- EXERCISE -
Copy exactly, and only, the lines below from the first through the one containing "const t2Censor = [18, 22, 30, 38, 44];", both included; pictures are omitted.

------ SUPPLIED INFORMATION

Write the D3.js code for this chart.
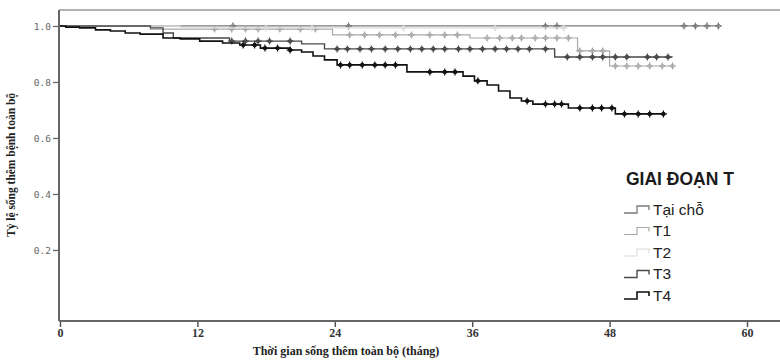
<!DOCTYPE html>
<html lang="vi">
<head>
<meta charset="UTF-8">
<title>Kaplan-Meier theo giai đoạn T</title>
<script src="https://d3js.org/d3.v7.min.js"></script>
<style>
  body { margin: 0; background: #fff; }
  svg { display: block; }
</style>
</head>
<body>
<svg width="780" height="360"></svg>
<script>
// survival steps (time in months, survival proportion), end of follow-up, censored times
const taiChoTimes = [0];
const taiChoSurv = [1.0];
const taiChoEnd = 57.5;
const taiChoCensor = [15.1, 25.2, 42.4, 43.4, 54.5, 55.5, 56.5, 57.5];

const t1Times = [0, 7.9, 23.8, 35.8, 45.2, 48.0];
const t1Surv = [1.0, 0.989, 0.968, 0.957, 0.911, 0.857];
const t1End = 53.5;
const t1Censor = [13.5, 15.0, 16.2, 17.3, 19.2, 21.0, 22.3, 25.3, 26.6, 27.9, 29.3, 30.7, 32.3, 33.6, 34.7,
  37.3, 38.4, 39.5, 40.3, 41.5, 42.4, 43.4, 44.4, 45.4, 46.5, 47.4, 48.5, 49.5, 50.5, 51.5, 52.6, 53.5];

const t2Times = [0, 10.5];
const t2Surv = [1.0, 0.993];
const t2End = 44;
const t2Censor = [18, 22, 30, 38, 44];

const t3Times = [0, 7.9, 9.0, 9.9, 14.8, 21.1, 23.1, 43.2];
const t3Surv = [1.0, 0.993, 0.975, 0.957, 0.946, 0.936, 0.918, 0.889];
const t3End = 53.5;
const t3Censor = [15.0, 16.2, 17.3, 18.3, 20.1, 24.2, 25.1, 26.2, 27.2, 28.4, 29.5, 30.6, 31.6, 32.6, 33.6,
  34.8, 35.8, 36.9, 38.0, 39.0, 40.0, 41.0, 42.4, 44.3, 45.4, 46.5, 47.4, 48.5, 49.5, 51.3, 52.1, 53.1];

const t4Times = [0, 0.5, 1.7, 3.1, 4.4, 5.7, 7.0, 9.0, 10.5, 12.2, 14.2, 15.7, 17.5, 20.1, 21.1, 22.1, 23.1,
  24.2, 30.3, 35.2, 36.2, 37.3, 38.3, 39.3, 40.3, 41.3, 44.4, 48.5];
const t4Surv = [1.0, 0.996, 0.993, 0.986, 0.982, 0.975, 0.971, 0.957, 0.954, 0.946, 0.939, 0.932, 0.921, 0.914,
  0.907, 0.893, 0.879, 0.861, 0.836, 0.821, 0.804, 0.789, 0.768, 0.743, 0.732, 0.721, 0.707, 0.686];
const t4End = 52.7;
const t4Censor = [16.0, 17.0, 17.9, 19.0, 20.1, 24.5, 25.3, 26.4, 27.5, 28.4, 29.3, 32.3, 33.6, 34.5, 36.5,
  40.8, 42.4, 43.2, 43.8, 45.4, 46.5, 47.3, 48.2, 49.3, 50.5, 51.5, 52.7];

const groupNames = ["Tại chỗ", "T1", "T2", "T3", "T4"];
const xTicks = [0, 12, 24, 36, 48, 60];
const yTicks = [0.2, 0.4, 0.6, 0.8, 1.0];

const series = [
  { name: groupNames[0], times: taiChoTimes, surv: taiChoSurv, end: taiChoEnd, censor: taiChoCensor, color: "#7a7a7a", w: 1.3, dot: false },
  { name: groupNames[1], times: t1Times, surv: t1Surv, end: t1End, censor: t1Censor, color: "#a8a8a8", w: 1.2, dot: false },
  { name: groupNames[2], times: t2Times, surv: t2Surv, end: t2End, censor: t2Censor, color: "#dcdcdc", w: 1.2, dot: false },
  { name: groupNames[3], times: t3Times, surv: t3Surv, end: t3End, censor: t3Censor, color: "#4a4a4a", w: 1.4, dot: true },
  { name: groupNames[4], times: t4Times, surv: t4Surv, end: t4End, censor: t4Censor, color: "#111111", w: 1.6, dot: true }
];

const svg = d3.select("svg");
const width = 780;

const x = d3.scaleLinear().domain([0, 60]).range([60, 747]);
const y = d3.scaleLinear().domain([-0.0536, 1.057]).range([321, 10]);

// frame: top border
svg.append("line")
  .attr("x1", 59).attr("x2", width).attr("y1", 10).attr("y2", 10)
  .attr("stroke", "#9a9a9a").attr("stroke-width", 1.5);

// x axis
const xAxis = svg.append("g")
  .attr("transform", "translate(0,321)")
  .call(d3.axisBottom(x).tickValues(xTicks).tickSize(6).tickSizeOuter(0));
xAxis.select(".domain").remove();
xAxis.selectAll(".tick line").attr("stroke", "#555").attr("stroke-width", 1.5);
xAxis.selectAll("text")
  .attr("y", 7).attr("dy", "0.71em")
  .style("font-family", "'Liberation Serif', serif")
  .style("font-weight", "bold").style("font-size", "12px").attr("fill", "#333");
svg.append("line")
  .attr("x1", 59).attr("x2", width).attr("y1", 321).attr("y2", 321)
  .attr("stroke", "#666").attr("stroke-width", 2);

// y axis
const yAxis = svg.append("g")
  .attr("transform", "translate(59,0)")
  .call(d3.axisLeft(y).tickValues(yTicks).tickFormat(d3.format(".1f")).tickSize(6).tickSizeOuter(0));
yAxis.select(".domain").remove();
yAxis.selectAll(".tick line").attr("stroke", "#666").attr("stroke-width", 1.3);
yAxis.selectAll("text")
  .attr("x", -8)
  .style("font-family", "'DejaVu Sans Mono', monospace")
  .style("font-size", "9.5px").attr("fill", "#666");
svg.append("line")
  .attr("x1", 59).attr("x2", 59).attr("y1", 10).attr("y2", 321)
  .attr("stroke", "#666").attr("stroke-width", 2);

// axis titles
svg.append("text")
  .attr("x", 346).attr("y", 355)
  .attr("text-anchor", "middle")
  .style("font-family", "'Liberation Serif', serif")
  .style("font-weight", "bold").style("font-size", "12px").attr("fill", "#222")
  .text("Thời gian sống thêm toàn bộ (tháng)");

svg.append("text")
  .attr("transform", "translate(15,165) rotate(-90)")
  .attr("text-anchor", "middle")
  .attr("textLength", 144).attr("lengthAdjust", "spacingAndGlyphs")
  .style("font-family", "'Liberation Serif', serif")
  .style("font-weight", "bold").style("font-size", "11.5px").attr("fill", "#222")
  .text("Tỷ lệ sống thêm bệnh toàn bộ");

// survival curves
const stepLine = d3.line()
  .x(d => x(d[0])).y(d => y(d[1]))
  .curve(d3.curveStepAfter);

function survAt(s, t) {
  let v = s.surv[0];
  s.times.forEach((tt, i) => { if (tt <= t) v = s.surv[i]; });
  return v;
}

const curves = svg.append("g");
series.forEach(s => {
  const pts = s.times.map((t, i) => [t, s.surv[i]]);
  pts.push([s.end, s.surv[s.surv.length - 1]]);
  const g = curves.append("g");
  g.append("path")
    .attr("d", stepLine(pts))
    .attr("fill", "none")
    .attr("stroke", s.color)
    .attr("stroke-width", s.w);
  const marks = g.selectAll("g.cens")
    .data(s.censor)
    .enter().append("g")
    .attr("transform", t => `translate(${x(t)},${y(survAt(s, t))})`);
  marks.append("path")
    .attr("d", "M-3.5,0H3.5M0,-3.5V3.5")
    .attr("stroke", s.color).attr("stroke-width", 1.2);
  if (s.dot) {
    marks.append("circle").attr("r", 2.2).attr("fill", s.color);
  } else {
    marks.append("path")
      .attr("d", "M0,-2.5L2.5,0L0,2.5L-2.5,0Z")
      .attr("fill", "none").attr("stroke", s.color).attr("stroke-width", 0.9);
  }
});

// legend
const legend = svg.append("g");
legend.append("text")
  .attr("x", 626).attr("y", 185)
  .style("font-family", "'Liberation Sans', Arial, sans-serif")
  .style("font-weight", "bold").style("font-size", "17.5px").attr("fill", "#1a1a1a")
  .text("GIAI ĐOẠN T");

const item = legend.selectAll("g.item")
  .data(series)
  .enter().append("g")
  .attr("transform", (d, i) => `translate(0,${209 + i * 21.5})`);
item.append("path")
  .attr("d", "M624,4H637V-3H649V1")
  .attr("fill", "none")
  .attr("stroke", d => d.color)
  .attr("stroke-width", d => d.w);
item.append("text")
  .attr("x", 653).attr("y", 0).attr("dy", "0.36em")
  .style("font-family", "'Liberation Sans', Arial, sans-serif")
  .style("font-size", "15.5px").attr("fill", "#222")
  .text(d => d.name);
</script>
</body>
</html>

------------

- TASK RESULT -
Write the D3.js code for this chart.
<!DOCTYPE html>
<html lang="vi">
<head>
<meta charset="UTF-8">
<title>Kaplan-Meier theo giai đoạn T</title>
<script src="https://d3js.org/d3.v7.min.js"></script>
<style>
  body { margin: 0; background: #fff; }
  svg { display: block; }
</style>
</head>
<body>
<svg width="780" height="360"></svg>
<script>
// survival steps (time in months, survival proportion), end of follow-up, censored times
const taiChoTimes = [0];
const taiChoSurv = [1.0];
const taiChoEnd = 57.5;
const taiChoCensor = [15.1, 25.2, 42.4, 43.4, 54.5, 55.5, 56.5, 57.5];

const t1Times = [0, 7.9, 23.8, 35.8, 45.2, 48.0];
const t1Surv = [1.0, 0.989, 0.968, 0.957, 0.911, 0.857];
const t1End = 53.5;
const t1Censor = [13.5, 15.0, 16.2, 17.3, 19.2, 21.0, 22.3, 25.3, 26.6, 27.9, 29.3, 30.7, 32.3, 33.6, 34.7,
  37.3, 38.4, 39.5, 40.3, 41.5, 42.4, 43.4, 44.4, 45.4, 46.5, 47.4, 48.5, 49.5, 50.5, 51.5, 52.6, 53.5];

const t2Times = [0, 10.5];
const t2Surv = [1.0, 0.993];
const t2End = 44;
const t2Censor = [18, 22, 30, 38, 44];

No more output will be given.